PSyclone Add support for controlling data movement in OpenMP offload

We support both structured and unstructured data regions in OpenACC. It would probably be useful to have the equivalent in OpenMP offload.

Jun 28 '24 16:06 arporter

In order to use 'Unified Memory', the OpenMP standard mandates that a source file must contain !$omp requires unified_shared_memory. It turns out that the only compiler that doesn't require this is NVIDIA's and of course, that's the only one we've worked with in any detail so far. PSyclone therefore also needs some way of adding this directive to every source file it processes. It seems a bit clunky to do this as a Transformation but the alternative is then a command-line switch. What do @sergisiso, @hiker and @AidanChalk think?

Jul 01 '24 15:07 arporter

the OpenMP standard mandates that a source file must contain !$omp requires unified_shared_memory

I don't think this is exactly right, my understanding is that it is like an assert to check that the feature is supported by the compiler/platform https://www.openmp.org/spec-html/5.0/openmpse12.html

So it is a nice thing to have it (for safety, it will fail at compile-time instead of runtime) but it is not mandatory.

It turns out that the only compiler that doesn't require this is NVIDIA's

As commented above, this is not my understanding.

PSyclone therefore also needs some way of adding this directive to every source file it processes.

The problem with this is that we also need it to any file that PSyclone does not process, but touches that data. So enabling USM with the compiler flag is still necessary. So just to be clear, I think we should add it as a nice early-failure feature, but in practice won't change how we do things in NEMO.

Jul 01 '24 16:07 sergisiso

As I mentioned in mattermost, for Intel GPUs to work currently relevant "allocate" statements have to be replaced with "omp_target_alloc_shared"

Jul 01 '24 16:07 sergisiso

@sergisiso - it's more than an assert in that if the compiler does not support that directive, and you've written your program assuming USM, then you have a non-conforming OpenMP program and the behaviour is not specified - i.e., you cannot reason about what your program will do. See OpenMP 5.2 page 28 lines 17-19. So in that sense, it is mandatory, and the compiler is safely saying they can't compile your code correctly.

The NVIDIA compiler has a flag that replaces ALLOCATE calls with calls to cudaMallocManaged, so it works "for free" with or without the pragma as long as you include the special compiler flag to do that. If you forget, and forgot the pragma, then you're into incorrect code again. This is implementation defined behaviour.

My reading of OpenMP 5.2 is that Fortran allocatable arrays are implicitly mapped tofrom (OpenMP 5.2, page 149, line 4-5). There are some restrictions about assumed-size arrays though, but I'm too de-caffinated to parse them right now. Note that implicitly moving data like this is different from USM. Mapping has host and device copies of the data, with the later referenced counted (so, a map(to:) might not always copy to the device unless you use map(always, to:)). With USM, the model is that there is one and only one copy of the data (technically an implementation could cache it, just like any shared data can be caches, but this is there the memory coherency model kicks in).
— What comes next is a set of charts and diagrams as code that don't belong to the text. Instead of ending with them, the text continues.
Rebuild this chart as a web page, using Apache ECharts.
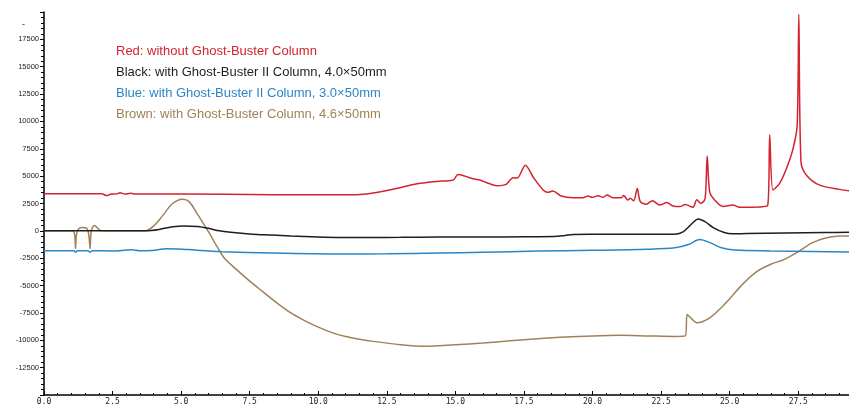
<!DOCTYPE html>
<html>
<head>
<meta charset="utf-8">
<script src="https://cdn.jsdelivr.net/npm/echarts@6/dist/echarts.min.js"></script>
<style>html,body{margin:0;padding:0;background:#fff;}#c{width:849px;height:406px;}</style>
</head>
<body>
<div id="c"></div>
<script>
// ---- data (time in min, signal) ----
const redT = [0, 2.1, 2.29, 2.45, 2.65, 2.77, 2.95, 3.16, 3.35, 5, 8.3, 11.4, 12.0, 12.8, 13.6, 14.3, 14.9, 15.1, 15.35, 15.6, 15.9, 16.2, 16.5, 16.85, 17.1, 17.25, 17.55, 17.85, 18.2, 18.37, 18.55, 18.86, 19.3, 19.65, 19.83, 20.0, 20.2, 20.38, 20.53, 20.74, 21.05, 21.13, 21.29, 21.37, 21.5, 21.63, 21.74, 21.96, 22.18, 22.45, 22.71, 22.93, 23.18, 23.38, 23.66, 23.8, 23.94, 24.1, 24.18, 24.27, 24.45, 24.76, 25.12, 25.36, 26.38, 26.46, 26.58, 26.82, 27.07, 27.31, 27.46, 27.52, 27.6, 27.8, 28.28, 29.0, 29.4];
const redV = [3380, 3380, 3220, 3360, 3380, 3480, 3370, 3430, 3370, 3360, 3310, 3300, 3450, 3850, 4300, 4520, 4620, 5150, 5000, 4790, 4640, 4350, 4130, 4250, 4850, 4820, 6000, 4850, 3730, 3520, 3640, 3180, 3030, 3030, 3180, 3060, 3200, 3060, 3270, 3030, 3030, 3220, 2820, 2970, 2750, 3880, 2670, 2430, 2760, 2360, 2580, 2270, 2220, 2400, 2150, 2850, 2520, 2900, 6850, 3580, 2820, 2220, 2360, 2150, 2310, 8790, 3730, 4340, 5700, 7520, 9640, 19800, 6300, 5090, 4180, 3790, 3640];

const blackT = [0, 3.7, 4.2, 4.7, 5.1, 5.6, 6.0, 6.4, 7.0, 7.6, 8.3, 9.0, 10.0, 10.8, 12.0, 13.0, 14.4, 16.0, 17.5, 18.6, 19.0, 19.3, 20.5, 22.0, 23.0, 23.3, 23.6, 23.85, 24.1, 24.4, 24.8, 25.1, 25.6, 27.0, 28.5, 29.4];
const blackV = [0, 0, 130, 380, 455, 400, 230, 0, -180, -300, -380, -470, -560, -600, -600, -590, -570, -560, -540, -520, -420, -330, -320, -320, -300, -100, 600, 1090, 850, 300, -150, -270, -250, -200, -150, -130];

const blueT = [0, 1.1, 1.16, 1.22, 1.6, 1.68, 1.76, 2.5, 3.0, 3.2, 3.5, 3.9, 4.2, 4.45, 4.9, 5.5, 6.5, 8.3, 10.8, 12.5, 14.4, 16, 18, 20, 22, 23, 23.5, 23.9, 24.3, 24.7, 25.2, 26.5, 28, 29.4];
const blueV = [-1820, -1820, -1960, -1820, -1820, -1960, -1820, -1830, -1760, -1730, -1820, -1800, -1700, -1640, -1650, -1760, -1900, -2030, -2120, -2100, -2030, -1950, -1850, -1780, -1680, -1550, -1250, -800, -1100, -1550, -1750, -1830, -1880, -1940];

const brownT = [0, 1.05, 1.12, 1.15, 1.18, 1.25, 1.4, 1.55, 1.63, 1.68, 1.71, 1.76, 1.85, 1.95, 2.1, 3.7, 4.0, 4.3, 4.67, 5.05, 5.3, 5.6, 6.0, 6.3, 6.57, 7.0, 7.5, 8.0, 8.5, 9.0, 9.5, 10.0, 10.5, 11.0, 11.5, 12.0, 13.0, 13.9, 15.0, 16.0, 17.0, 18.0, 19.0, 20.0, 21.0, 22.0, 23.0, 23.38, 23.45, 23.6, 23.8, 24.0, 24.3, 24.7, 25.0, 25.5, 26.0, 26.5, 27.0, 27.5, 28.0, 28.5, 29.0, 29.4];
const brownV = [0, 0, -400, -1620, -400, 150, 300, 250, -300, -1620, -300, 300, 490, 250, 0, 0, 450, 1300, 2450, 2880, 2650, 1500, -100, -1400, -2480, -3500, -4600, -5600, -6600, -7500, -8200, -8800, -9300, -9650, -9900, -10100, -10400, -10550, -10400, -10250, -10050, -9850, -9700, -9600, -9550, -9600, -9650, -9600, -7650, -8000, -8400, -8300, -7900, -7000, -6200, -4800, -3700, -3050, -2600, -1900, -1100, -650, -480, -460];

const legendTexts = [
  'Red: without Ghost-Buster Column',
  'Black: with Ghost-Buster II Column, 4.0\u00d750mm',
  'Blue: with Ghost-Buster II Column, 3.0\u00d750mm',
  'Brown: with Ghost-Buster Column, 4.6\u00d750mm'
];
const colors = ['#d4222f', '#1e1e1e', '#2a86c8', '#a0815a'];

function pairs(t, v) { return t.map((x, i) => [x, v[i]]); }

const chart = echarts.init(document.getElementById('c'), null, {renderer: 'canvas'});
const seriesData = [pairs(redT, redV), pairs(blackT, blackV), pairs(blueT, blueV), pairs(brownT, brownV)];

chart.setOption({
  animation: false,
  backgroundColor: '#fff',
  grid: {left: 44, right: 0, top: 12, bottom: 9, containLabel: false},
  xAxis: {
    type: 'value', min: 0, max: 29.35, interval: 2.5,
    axisLine: {show: true, onZero: false, lineStyle: {color: '#000', width: 1.5}},
    axisTick: {show: true, inside: true, length: 4, lineStyle: {color: '#000'}},
    minorTick: {show: true, splitNumber: 5, length: 2, lineStyle: {color: '#000'}},
    splitLine: {show: false},
    axisLabel: {show: true, showMaxLabel: false, fontFamily: 'DejaVu Sans Mono', fontSize: 8, color: '#222', margin: 3,
      formatter: v => v.toFixed(1)}
  },
  yAxis: {
    type: 'value', min: -15000, max: 20000, interval: 2500,
    axisLine: {show: true, onZero: false, lineStyle: {color: '#000', width: 1.5}},
    axisTick: {show: true, inside: false, length: 4, lineStyle: {color: '#000'}},
    minorTick: {show: true, splitNumber: 5, length: 3, lineStyle: {color: '#000'}},
    splitLine: {show: false},
    axisLabel: {show: true, showMaxLabel: false, showMinLabel: false, fontFamily: 'Liberation Sans', fontSize: 7.5, color: '#222', margin: 5,
      formatter: v => String(v)}
  },
  graphic: [
    {type: 'text', left: 22, top: 20, style: {text: '-', fontSize: 9, fontFamily: 'Liberation Sans', fill: '#222'}}
  ].concat(legendTexts.map((t, i) => ({
    type: 'text', left: 116, top: 44.5 + i * 21.1,
    style: {text: t, fontSize: 13, fontFamily: 'Liberation Sans', fill: colors[i]}
  }))),
  series: seriesData.map((d, i) => ({
    type: 'line', data: d, showSymbol: false, symbol: 'none',
    smooth: 0.3,
    lineStyle: {color: colors[i], width: 1.5},
    z: i === 0 ? 5 : 4 - i + 1
  }))
});
</script>
</body>
</html>
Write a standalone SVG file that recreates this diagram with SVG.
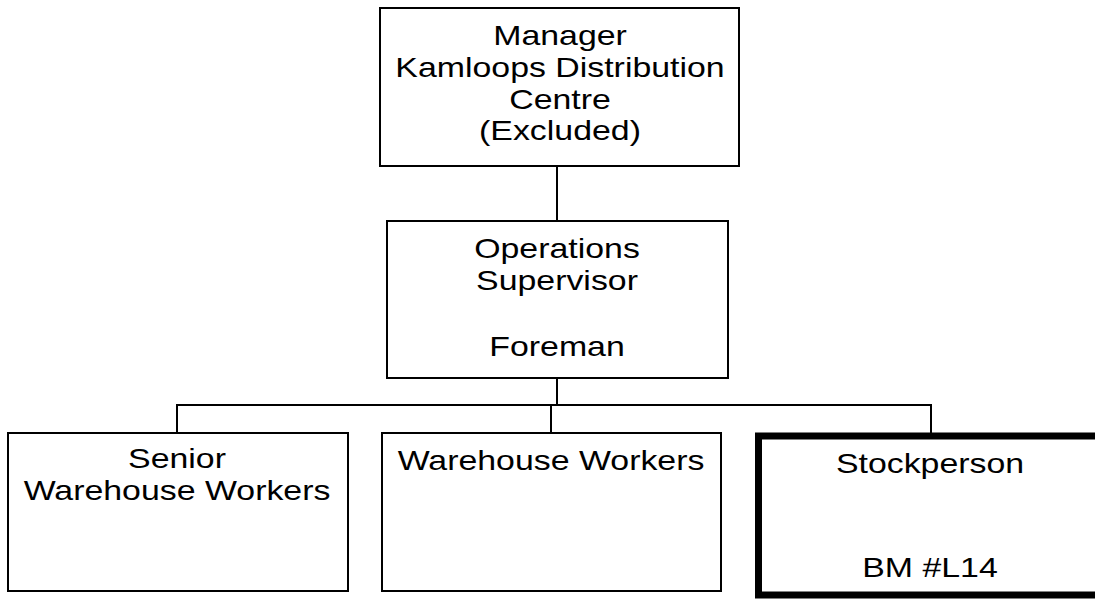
<svg xmlns="http://www.w3.org/2000/svg" width="1095" height="599" viewBox="0 0 1095 599">
<style>
.box{fill:#fff;stroke:#000;stroke-width:2}
.thick{fill:#fff;stroke:#000;stroke-width:7}
.lbl{font-family:"Liberation Sans",Arial,sans-serif;font-size:28px;fill:#000;text-anchor:middle}
.conn{fill:none;stroke:#000;stroke-width:2}
</style>
<rect width="1095" height="599" fill="#fff"/>
<g id="connectors">
<path class="conn" d="M557 166V221"/>
<path class="conn" d="M557 378V405"/>
<path class="conn" d="M177 433V405H931V433"/>
<path class="conn" d="M551 405V433"/>
</g>
<g id="manager">
<rect class="box" x="380" y="8" width="359" height="158"/>
<text class="lbl" transform="translate(560 0) scale(1.21 1)"><tspan x="0" y="45">Manager</tspan><tspan x="0" y="77">Kamloops Distribution</tspan><tspan x="0" y="109">Centre</tspan><tspan x="0" y="140">(Excluded)</tspan></text>
</g>
<g id="ops">
<rect class="box" x="387" y="221" width="341" height="157"/>
<text class="lbl" transform="translate(557 0) scale(1.21 1)"><tspan x="0" y="258">Operations</tspan><tspan x="0" y="290">Supervisor</tspan><tspan x="0" y="356">Foreman</tspan></text>
</g>
<g id="senior">
<rect class="box" x="8" y="433" width="340" height="158"/>
<text class="lbl" transform="translate(177 0) scale(1.21 1)"><tspan x="0" y="468">Senior</tspan><tspan x="0" y="500">Warehouse Workers</tspan></text>
</g>
<g id="warehouse">
<rect class="box" x="382" y="433" width="339" height="158"/>
<text class="lbl" transform="translate(551 0) scale(1.21 1)"><tspan x="0" y="470">Warehouse Workers</tspan></text>
</g>
<g id="stockperson">
<rect class="thick" x="758.5" y="436" width="380" height="159"/>
<text class="lbl" transform="translate(930 0) scale(1.21 1)"><tspan x="0" y="473">Stockperson</tspan><tspan x="0" y="577">BM #L14</tspan></text>
</g>
</svg>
omp_target_alloc_shared is an Intel extension, and not standard OpenMP (it's not in the latest TR 12 - the 6.0 preview). It is unclear if there is a Fortran equivalent, as the only documentation for it I can see is for C/C++. Intel's documentation also notes they use the requires unified_shared_memory directive for portability, which I guess means you can provide your own implementation to this vendor API to forward to a regular malloc if the API doesn't exist, which is valid if USM is active.

Jul 01 '24 17:07 tomdeakin

I agree with all you said @tomdeakin and I agree that we should try to add it to generate better output. I was just saying that this would not change what we could currently do with Intel PCV, because it will just say that USM is not supported. Even though with a proper compiler message rather than UB.

Jul 01 '24 17:07 sergisiso

PSyclone therefore also needs some way of adding this directive to every source file it processes. It seems a bit clunky to do this as a Transformation but the alternative is then a command-line switch.

It could also be done by the lowering of OMPTargetDirective (which can navigate up to its parent nodes). This could depend on an (Enum?) attribute on this node like "MemoryMode.USM"..

The problem with being a PSyIR Directive is that it needs to be in an executable region, and therefore the best we could do is to put it at the top of every subroutine. But instead we could use the less conventional option to make it a UnknownFortranType PSyIR Symbol with the string (#pragma require unified_shared_memory). With this we could put in on the Container or even File level and use the ST lookup to prevent duplicating it.

The reason for the attribute being an Enum is that we could also have MemoryMode.IMPLICIT_MAPPING and when OMPTargetTrans inserts it we could validate that its body has only things that have implicit mapping rules (e.g. if loop.walk(StructureReference): that I proposed in mattermost and any other Fortran data accessor/symbol interface without these rules defined) and raise TransformationError if not.

Finally we could have a MemoryMode.EXPLICIT_MAPPING which won't do any of the aforementioned checks, but could let the responsibility to adding map directive/clauses to other transformations applied by the user, or automatically also at lowering time.

Jul 03 '24 07:07 sergisiso

The problem with being a PSyIR Directive is that it needs to be in an executable region, and therefore the best we could do is to put it at the top of every subroutine

We could also add it as a specific directive and allow FileContainer to have a UnifiedMemoryDirective as child 0 or something.

Sep 17 '24 09:09 LonelyCat124